Cooperstown trip reminds author just how fragile life is

The 2017 National Baseball Hall of Fame inductee class. Photo Credit: Milo Stewart Jr., National Baseball Hall of Fame & Museum.

By Danny Gallagher

Canadian Baseball Network

Fragility of life.

You're issued a dose of reality and you try to comprehend what others might be going through in life when most of us are in reasonably good health.

Two people I know went to Cooperstown for Tim Raines' induction and some of the events associated with it. Both of them never made it to the Clark Sports Center for the ceremony because of illness.

One of these fine gentlemen is very ill with cancer. He wasn't too bad when he got to Cooperstown but he suffered a relapse.

"I got so ill that I missed all of the afternoon activities Saturday and I left before the induction Sunday,'' the man told me.

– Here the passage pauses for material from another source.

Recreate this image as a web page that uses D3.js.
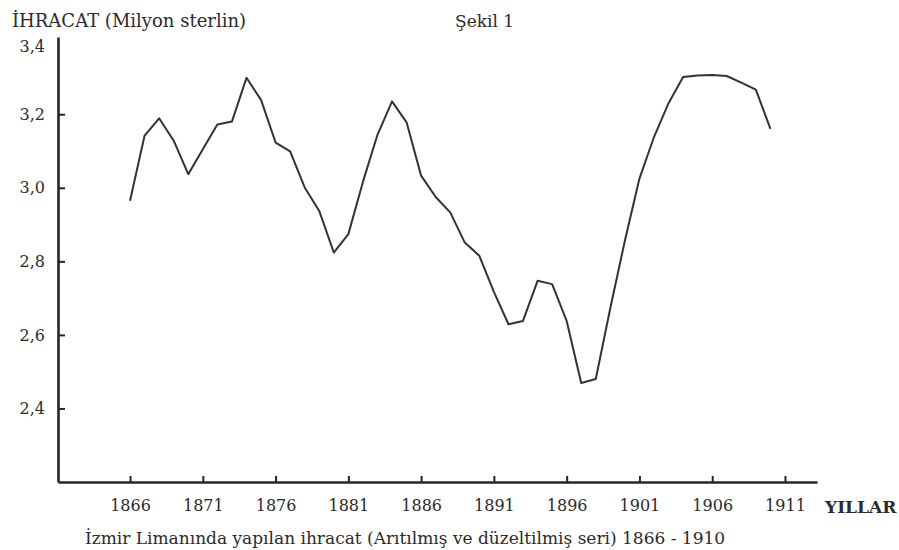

The other man was on medication. I called him from Main St. in Cooperstown to touch base with him and try to arrange to meet him. I talked to him and he said he was on medication. He left a phone message later to say that he would not be able to attend the induction ceremony. He offered to give me his pass but I already had one issued to me.

This 70-ish man, a household name in baseball, is going through a lot. His 45-ish son is deathly ill with cancer in California. 

"He's in the bottom of the ninth inning,'' the man told me about his son's prognosis.

So that's stark reality, putting life into perspective. 

Just a few weeks ago, I found out that Barry Salo, a seven-year teammate of mine in the 1970s and 1980s with the Sudbury Shamrocks of the Nickel Region Senior Baseball League in Northern Ontario, had died several years ago. He was only 63. Out of the blue, I googled his name to see if anything would pop up on him. Yes, something popped up: his death notice. It floored me. It sent shivers up my spine.

Salo's brother-in-law Pat Huot had also died a few years ago and I didn't know about it. Huot didn't play but he was an important part of our Shamrocks' executive for years. That's what happens when you leave a town where you lived and move somewhere else and you lose contact and don't stay in touch. Huot was only 70. Then there was Gilbey's liquor salesman Dave Horton, 63, and Labatt's beer executive Mickey McFadden, 78. They were strong supporters of baseball in Sudbury, especially the Shamrocks.

Mike Heaphy, 61, passed away, too, a few years ago. He was the coach of one of our opponents in Sudbury ball, the Copper Cliff Redmen. Like Salo, Huot and Horton, Heaphy was way too young when he died.

It all goes to show you that a reality check doesn't hurt once in a while. It makes you think of life's fragility.